Microbes have potential to make a real difference to the way we farm. Photo and story by Karen Trebilcock.

Inaugural professor of Agricultural Innovation at the University of Otago, Dr Craig Bunt

The future is promising for the smallest but hardest working guys on the farm – microbes.

While the cost of fuel pushes up prices for everything from fertiliser to drench, microbes could soon replace them, especially as they can be made with the simplest of manufacturing systems.

“A bit like Speight’s Brewery, that’s all it takes,” Dr Craig Bunt says.

The inaugural professor of Agricultural Innovation at the University of Otago, Craig is a big fan of microbes and of farming and sees them as a way of keeping it greener and using less chemicals.

As a senior research scientist at AgResearch before coming to Otago, he helped develop BioShield to control grass grub as well as strains of fungi for thistles and giant buttercup. BioShield contains the naturally occurring soil bacteria Serratia entomophila which, when in the gut of the grass grub, causes it to die.

“That’s what is great about microbes, they’re naturally found. We’re not making them. There are no worries with GMOs, they’re not genetically modified.

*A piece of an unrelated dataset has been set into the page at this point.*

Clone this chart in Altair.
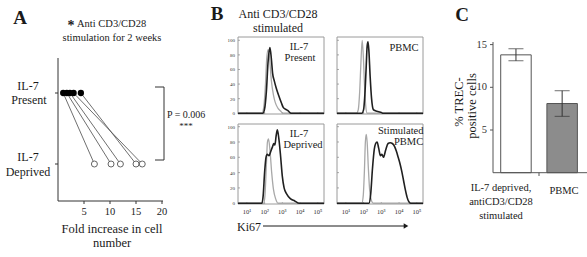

“All we’re doing is topping up the good microbes so they can do their job better.”

But keeping them alive and in useful numbers is the challenge.

“With BioShield we started it out as a liquid and then people were mixing it with chlorinated tap water and doing other things which killed the microbes.

“There were a lot of failures. Then they made it into a drillable product that was shelf-stable. Now, knowing how to treat the microbes, they’ve gone back to the liquid product. As a scientist, marketing teaches you a lot.”

Farmers need to be cautious when considering using microbes, especially as they are unregulated, he says.

“There are a few red flags that you often see. If it says on the label the amount of live, viable microbes in the product at the time of manufacture, but not at the time of application, then you should be wary.

“The species should also be named and maybe even the strain and they have got to be alive. Otherwise you might as well be buying tap water.”

Farmers should look for independent research on a product, not anecdotal advice that it worked as it claimed to do.

If it was made overseas, then there has to be information on testing done in New Zealand on the amount of live microbes in the product. So far there are two areas of research on what microbes can do on the farm – young animal health and soil health.

“A young calf’s gut is very similar to a human’s so a lot of our knowledge is transferable.

“However, a developed rumen is completely different. There’s a lot going on. It’s very complex. We’re still talking black magic with the rumen.”

But adding microbes, also known as probiotics, to calf feed is proving its worth.

“There was research done on three dairy farms in South Otago by the Clutha Agriculture Development Board in 2012 with a total of 296 calves in the study.

“On one farm using Biobrew, the probiotic did nothing but on the other two, the calves which were given it compared with the ones which hadn’t, had less scours, had a higher rate of survival and gained weight faster.

“What we think happened, was on the farm that saw no difference, it was because there was more shelter, so the calves were not compromised. “So, using probiotics for calves is like taking out insurance.

“And on all three farms four years later, those calves which were given the probiotic had higher production and a better retention rate in the herd compared with the calves that hadn’t been given it.”

The other area of research was seed coatings containing microbes such as Trichoderma fungi for ryegrass.

The microbes in the fungi can increase nitrogen use efficiency and solubilise phosphate as well as protecting the plant from disease during pasture establishment.

“There is definitely a future there but the challenge is getting enough viable microbes on the seed.

“Also at the moment seed companies tend to use heat drying for seed coatings which is a quicker process but it kills the microbes.

“Microbes are incredibly fragile but at the same time really robust. You can compress them into a tablet and freeze dry them and they’ll be fine.

“If you have them as a liquid in the back of a ute in a Canterbury nor-wester then they probably won’t be.”

Making the microbes in the soil work harder accessing nutrients so they are readily available to grasses and clovers is the real challenge.

“Then we would need cows just to manage the grass growth.”